Law & Crime reports that new court documents reveal McHenry has “lost” the phone she said held thousands of allegedly harassing messages from Tyrus.
The court filings reportedly show McHenry “lost her phone before filing” the suit.
The development means it will likely be difficult for McHenry to prove her claims in court, if she gets a chance to prove them at all. Still, the Fox Nation star’s lawyer says she “has nothing to hide,” Law & Crime reports.
Fox disputes claims
According to Law & Crime, it was in an amended response filed Tuesday by Fox News that news of the “lost” phone was revealed.
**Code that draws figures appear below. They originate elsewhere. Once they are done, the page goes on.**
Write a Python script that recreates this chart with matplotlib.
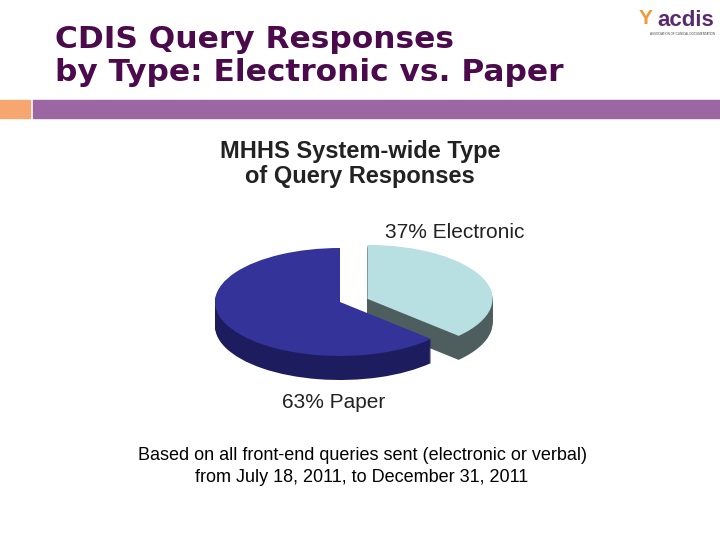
import matplotlib
matplotlib.use('Agg')
import matplotlib.pyplot as plt
from matplotlib.patches import Wedge, Rectangle
from matplotlib.transforms import Affine2D
import numpy as np

# Data
labels = ['Electronic', 'Paper']
shares = [37, 63]
top_colors = ['#b8dfe2', '#333399']
side_colors = ['#4e5e5e', '#1c1c5e']

plt.rcParams['font.family'] = ['Liberation Sans', 'DejaVu Sans']

fig = plt.figure(figsize=(7.2, 5.4), dpi=100)
ax = fig.add_axes([0, 0, 1, 1])
ax.set_xlim(0, 720)
ax.set_ylim(540, 0)
ax.axis('off')

# Slide header
ax.text(55, 56, 'CDIS Query Responses\nby Type: Electronic vs. Paper', fontsize=22.5,
        fontweight='heavy', family='DejaVu Sans', color='#4b0a4b', va='center', ha='left',
        linespacing=1.2)
ax.add_patch(Rectangle((0, 100), 30, 18, color='#f7a66f'))
ax.add_patch(Rectangle((33, 100), 687, 18, color='#9b66a1'))
ax.text(686, 20, 'acdis', fontsize=16, fontweight='bold', color='#5a2a6e', ha='center', va='center')
ax.text(646, 18, 'Y', fontsize=15, fontweight='bold', color='#f29a3a', ha='center', va='center')
ax.text(682, 34, 'ASSOCIATION OF CLINICAL DOCUMENTATION', fontsize=2.2, color='#444444',
        ha='center', va='center')

# Chart title
ax.text(360, 164, 'MHHS System-wide Type\nof Query Responses', fontsize=17, fontweight='bold',
        color='#222222', ha='center', va='center', linespacing=1.1)

# 3D-ish pie
cx, cy = 340, 302
rx, ry = 125, 54
depth = 24
angles = np.cumsum([0] + shares) / 100 * 360
# electronic: from 12 o'clock clockwise by its share
spans = [(90 - angles[1], 90), (90, 90 - angles[1] + 360)]
offsets = []
for (t1, t2), s in zip(spans, [1, 0]):
    mid = np.radians((t1 + t2) / 2)
    offsets.append((s * 30 * np.cos(mid), -s * 30 * np.sin(mid) * ry / rx * 0.6))

for i, ((t1, t2), (dx, dy)) in enumerate(zip(spans, offsets)):
    for d in range(depth, 0, -1):
        tr = Affine2D().scale(1, -ry / rx).translate(cx + dx, cy + dy + d) + ax.transData
        ax.add_patch(Wedge((0, 0), rx, t1, t2, facecolor=side_colors[i],
                           edgecolor='none', transform=tr))
    tr = Affine2D().scale(1, -ry / rx).translate(cx + dx, cy + dy) + ax.transData
    ax.add_patch(Wedge((0, 0), rx, t1, t2, facecolor=top_colors[i],
                       edgecolor='none', transform=tr))

ax.text(455, 233, f'{shares[0]}% {labels[0]}', fontsize=15, color='#222222', ha='center', va='center')
ax.text(334, 402, f'{shares[1]}% {labels[1]}', fontsize=15, color='#222222', ha='center', va='center')

# Caption
ax.text(362, 455, 'Based on all front-end queries sent (electronic or verbal)', fontsize=13,
        ha='center', va='center', color='black')
ax.text(362, 477, 'from July 18, 2011, to December 31, 2011', fontsize=13,
        ha='center', va='center', color='black')

fig.savefig('out.png', dpi=100)
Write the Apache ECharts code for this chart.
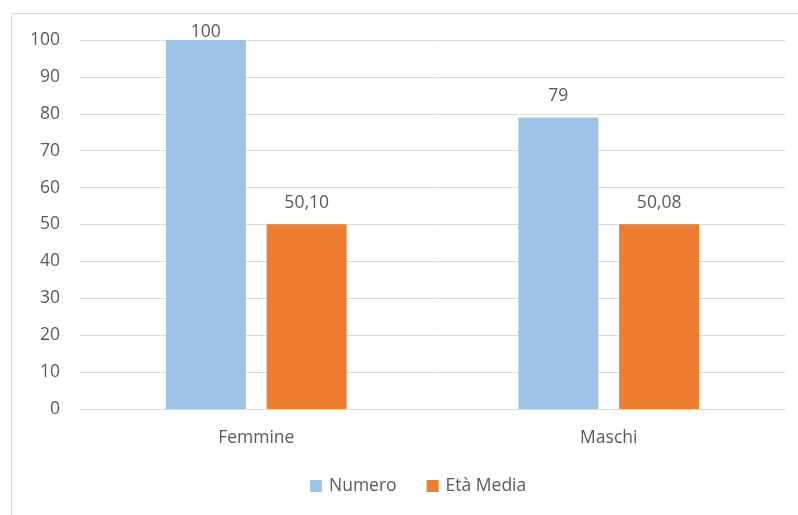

The network’s attorneys addressed McHenry’s suit line by line and claim by claim, admitting to some statements of fact while denying other assertions.
With respect to the “text log” produced by McHenry and her attorneys, Fox disputed that it was “complete or accurate” and wrote that “counsel for Plaintiff disclosed for the first time on January 4, 2021, that Plaintiff lost the phone she used to text with Tyrus at some point before August 2019,” Law & Crime reported.
According to her own attorneys, McHenry “lost her phone before she filed this lawsuit and before she submitted what she claimed to be an accurate representation of 5,156 text messages she exchanged with Tyrus (‘text log’) that she had provided to her attorneys from her phone to an independent investigator,” Fox’s lawyers charged.
Given that recent disclosure, “Fox Defendants have not authenticated or verified the accuracy or completeness of the text log provided by Plaintiff and now may not be able do to so,” the network’s lawyers said. “Indeed, the Fox Defendants may not be able to verify whether messages were deleted from Plaintiff’s phone prior to the creation of the text log or whether text messages were altered before being placed on the text log,” they added.
Problems for McHenry?
The development reportedly has the potential to prove quite detrimental to McHenry’s case; according to Law & Crime, it could be a violation of Rule 37 of the Federal Rules of Civil Procedure, Failure to Make Disclosures — more specifically, Rule 37(e), Failure to Preserve Electronically Stored Information.
That rule pertains to information that “should have been preserved in the anticipation or conduct of litigation” and is ultimately lost “because a party failed to take reasonable steps to preserve it,” then the court can intervene and pursue a few different remedies, assuming that the information can’t be recovered or verified in some other manner.
If it is determined that “the party acted with the intent to deprive another party of the information’s use in the litigation,” then the judge can “presume that the lost information was unfavorable to the party,” instruct a jury to make that same presumption, or even dismiss the suit altogether or enter a default judgment for the defense, Law & Crime reports.
Only time will tell what the courts ultimately decide.